▸ Objective: Extract the lines of the material below, beginning with the first and ending with the line that holds "-13, -14.5, -14.5];". Skip every picture.

▸ Supplied material:
* START *
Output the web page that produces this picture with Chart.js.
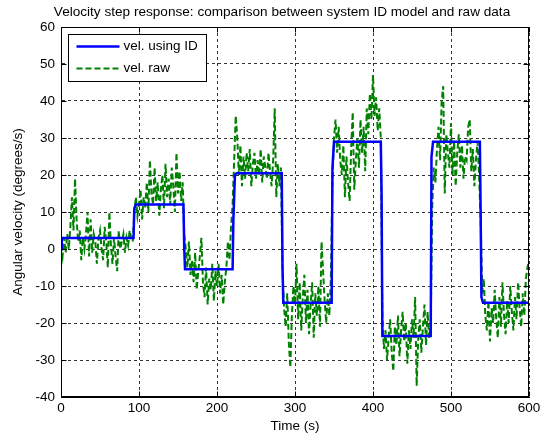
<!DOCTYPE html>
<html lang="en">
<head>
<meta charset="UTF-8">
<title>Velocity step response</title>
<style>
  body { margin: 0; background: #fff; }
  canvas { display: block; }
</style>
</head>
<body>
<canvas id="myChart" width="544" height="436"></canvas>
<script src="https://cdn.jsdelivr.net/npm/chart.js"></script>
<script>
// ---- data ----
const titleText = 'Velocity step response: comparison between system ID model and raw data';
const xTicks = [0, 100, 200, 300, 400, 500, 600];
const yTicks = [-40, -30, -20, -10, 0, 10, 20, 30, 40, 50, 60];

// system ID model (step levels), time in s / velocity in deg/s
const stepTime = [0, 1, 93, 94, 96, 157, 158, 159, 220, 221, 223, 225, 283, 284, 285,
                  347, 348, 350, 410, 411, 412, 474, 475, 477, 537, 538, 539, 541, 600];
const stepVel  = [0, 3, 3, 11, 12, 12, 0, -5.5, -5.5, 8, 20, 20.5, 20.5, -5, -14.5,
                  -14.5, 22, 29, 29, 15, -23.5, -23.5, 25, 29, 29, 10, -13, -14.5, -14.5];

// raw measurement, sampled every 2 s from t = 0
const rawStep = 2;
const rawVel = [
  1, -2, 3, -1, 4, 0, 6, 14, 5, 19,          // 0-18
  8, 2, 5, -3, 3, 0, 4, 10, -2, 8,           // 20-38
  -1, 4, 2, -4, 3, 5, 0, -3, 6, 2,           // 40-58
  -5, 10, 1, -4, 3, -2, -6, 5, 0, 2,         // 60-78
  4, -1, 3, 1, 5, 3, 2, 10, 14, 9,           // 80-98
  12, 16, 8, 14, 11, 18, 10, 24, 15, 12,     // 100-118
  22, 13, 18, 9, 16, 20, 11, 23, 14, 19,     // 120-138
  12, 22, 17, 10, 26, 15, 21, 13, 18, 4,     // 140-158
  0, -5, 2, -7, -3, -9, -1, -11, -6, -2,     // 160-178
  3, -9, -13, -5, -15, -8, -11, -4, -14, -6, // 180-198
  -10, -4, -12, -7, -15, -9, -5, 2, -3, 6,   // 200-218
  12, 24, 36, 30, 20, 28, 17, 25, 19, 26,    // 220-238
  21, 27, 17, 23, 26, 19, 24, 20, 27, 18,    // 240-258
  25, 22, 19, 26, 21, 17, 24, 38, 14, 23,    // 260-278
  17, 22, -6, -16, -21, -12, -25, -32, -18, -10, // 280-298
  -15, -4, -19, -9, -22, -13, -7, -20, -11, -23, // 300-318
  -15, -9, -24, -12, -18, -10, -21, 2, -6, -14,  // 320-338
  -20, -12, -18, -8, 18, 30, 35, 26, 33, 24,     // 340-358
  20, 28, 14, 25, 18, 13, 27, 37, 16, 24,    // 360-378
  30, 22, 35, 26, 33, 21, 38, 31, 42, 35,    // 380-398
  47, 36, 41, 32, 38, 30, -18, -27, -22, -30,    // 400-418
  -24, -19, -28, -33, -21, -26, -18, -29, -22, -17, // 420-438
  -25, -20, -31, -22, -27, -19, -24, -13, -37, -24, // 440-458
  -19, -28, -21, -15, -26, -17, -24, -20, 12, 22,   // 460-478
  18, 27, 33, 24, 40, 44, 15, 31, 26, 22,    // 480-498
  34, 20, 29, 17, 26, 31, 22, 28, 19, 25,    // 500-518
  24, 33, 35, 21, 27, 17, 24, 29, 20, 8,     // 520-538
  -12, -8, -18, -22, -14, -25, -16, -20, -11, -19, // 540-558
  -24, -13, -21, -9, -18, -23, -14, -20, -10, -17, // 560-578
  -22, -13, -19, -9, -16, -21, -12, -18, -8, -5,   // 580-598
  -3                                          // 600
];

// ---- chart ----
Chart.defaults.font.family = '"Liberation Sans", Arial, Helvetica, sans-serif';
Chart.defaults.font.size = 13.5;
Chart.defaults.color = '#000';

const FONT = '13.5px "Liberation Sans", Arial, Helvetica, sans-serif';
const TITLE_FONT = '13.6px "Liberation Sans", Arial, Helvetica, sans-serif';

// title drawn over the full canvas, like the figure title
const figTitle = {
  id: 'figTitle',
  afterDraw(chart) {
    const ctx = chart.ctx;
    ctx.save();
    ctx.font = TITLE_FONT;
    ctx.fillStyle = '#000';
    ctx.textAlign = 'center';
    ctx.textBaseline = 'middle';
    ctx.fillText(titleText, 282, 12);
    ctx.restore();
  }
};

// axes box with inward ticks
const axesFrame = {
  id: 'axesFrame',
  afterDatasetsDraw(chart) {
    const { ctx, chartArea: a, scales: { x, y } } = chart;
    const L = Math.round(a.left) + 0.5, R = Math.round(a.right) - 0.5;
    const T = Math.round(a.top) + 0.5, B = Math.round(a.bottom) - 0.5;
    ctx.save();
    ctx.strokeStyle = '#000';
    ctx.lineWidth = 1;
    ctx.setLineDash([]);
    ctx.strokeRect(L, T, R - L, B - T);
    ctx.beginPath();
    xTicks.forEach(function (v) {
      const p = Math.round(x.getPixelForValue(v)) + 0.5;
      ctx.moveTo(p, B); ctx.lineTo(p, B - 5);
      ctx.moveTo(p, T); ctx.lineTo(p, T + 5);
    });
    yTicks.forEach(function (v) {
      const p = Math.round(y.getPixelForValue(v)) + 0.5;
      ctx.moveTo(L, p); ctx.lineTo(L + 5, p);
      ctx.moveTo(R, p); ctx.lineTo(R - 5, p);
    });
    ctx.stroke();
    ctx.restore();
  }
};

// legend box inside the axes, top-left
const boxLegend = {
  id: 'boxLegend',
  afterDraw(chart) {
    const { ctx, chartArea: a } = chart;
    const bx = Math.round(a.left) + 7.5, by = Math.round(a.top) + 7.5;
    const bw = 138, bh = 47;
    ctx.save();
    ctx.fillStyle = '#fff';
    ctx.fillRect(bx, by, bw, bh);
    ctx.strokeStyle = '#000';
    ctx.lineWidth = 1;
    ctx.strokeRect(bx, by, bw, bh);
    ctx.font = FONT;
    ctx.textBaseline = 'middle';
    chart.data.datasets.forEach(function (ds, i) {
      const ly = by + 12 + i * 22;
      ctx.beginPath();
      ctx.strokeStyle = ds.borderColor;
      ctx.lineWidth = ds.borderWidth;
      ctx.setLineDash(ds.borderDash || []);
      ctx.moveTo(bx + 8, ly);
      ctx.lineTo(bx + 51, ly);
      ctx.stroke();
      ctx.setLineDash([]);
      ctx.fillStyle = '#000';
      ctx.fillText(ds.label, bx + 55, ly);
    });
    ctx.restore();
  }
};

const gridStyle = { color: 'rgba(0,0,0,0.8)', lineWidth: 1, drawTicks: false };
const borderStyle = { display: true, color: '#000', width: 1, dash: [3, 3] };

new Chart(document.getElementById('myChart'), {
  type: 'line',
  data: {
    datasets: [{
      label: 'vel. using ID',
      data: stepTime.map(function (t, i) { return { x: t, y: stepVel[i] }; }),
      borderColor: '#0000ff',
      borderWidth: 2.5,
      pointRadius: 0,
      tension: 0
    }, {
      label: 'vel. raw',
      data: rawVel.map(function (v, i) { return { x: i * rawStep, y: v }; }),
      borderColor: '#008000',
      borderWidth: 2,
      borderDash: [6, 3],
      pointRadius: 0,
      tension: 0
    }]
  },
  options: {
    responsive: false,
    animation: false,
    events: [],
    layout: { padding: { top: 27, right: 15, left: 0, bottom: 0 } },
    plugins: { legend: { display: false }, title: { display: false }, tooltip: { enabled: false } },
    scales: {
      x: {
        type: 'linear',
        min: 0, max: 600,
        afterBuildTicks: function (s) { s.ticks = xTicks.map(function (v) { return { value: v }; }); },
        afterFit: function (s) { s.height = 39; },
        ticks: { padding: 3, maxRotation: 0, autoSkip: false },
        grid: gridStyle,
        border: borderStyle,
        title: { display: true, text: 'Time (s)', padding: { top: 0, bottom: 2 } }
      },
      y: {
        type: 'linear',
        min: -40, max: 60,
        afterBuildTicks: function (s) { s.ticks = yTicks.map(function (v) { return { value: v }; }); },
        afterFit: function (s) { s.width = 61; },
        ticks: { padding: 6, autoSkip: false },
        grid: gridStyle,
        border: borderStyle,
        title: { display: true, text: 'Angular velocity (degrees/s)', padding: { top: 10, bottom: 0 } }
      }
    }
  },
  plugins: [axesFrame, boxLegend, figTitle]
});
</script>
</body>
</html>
* END *
▸ Final result:
Output the web page that produces this picture with Chart.js.
<!DOCTYPE html>
<html lang="en">
<head>
<meta charset="UTF-8">
<title>Velocity step response</title>
<style>
  body { margin: 0; background: #fff; }
  canvas { display: block; }
</style>
</head>
<body>
<canvas id="myChart" width="544" height="436"></canvas>
<script src="https://cdn.jsdelivr.net/npm/chart.js"></script>
<script>
// ---- data ----
const titleText = 'Velocity step response: comparison between system ID model and raw data';
const xTicks = [0, 100, 200, 300, 400, 500, 600];
const yTicks = [-40, -30, -20, -10, 0, 10, 20, 30, 40, 50, 60];

// system ID model (step levels), time in s / velocity in deg/s
const stepTime = [0, 1, 93, 94, 96, 157, 158, 159, 220, 221, 223, 225, 283, 284, 285,
                  347, 348, 350, 410, 411, 412, 474, 475, 477, 537, 538, 539, 541, 600];
const stepVel  = [0, 3, 3, 11, 12, 12, 0, -5.5, -5.5, 8, 20, 20.5, 20.5, -5, -14.5,
                  -14.5, 22, 29, 29, 15, -23.5, -23.5, 25, 29, 29, 10, -13, -14.5, -14.5];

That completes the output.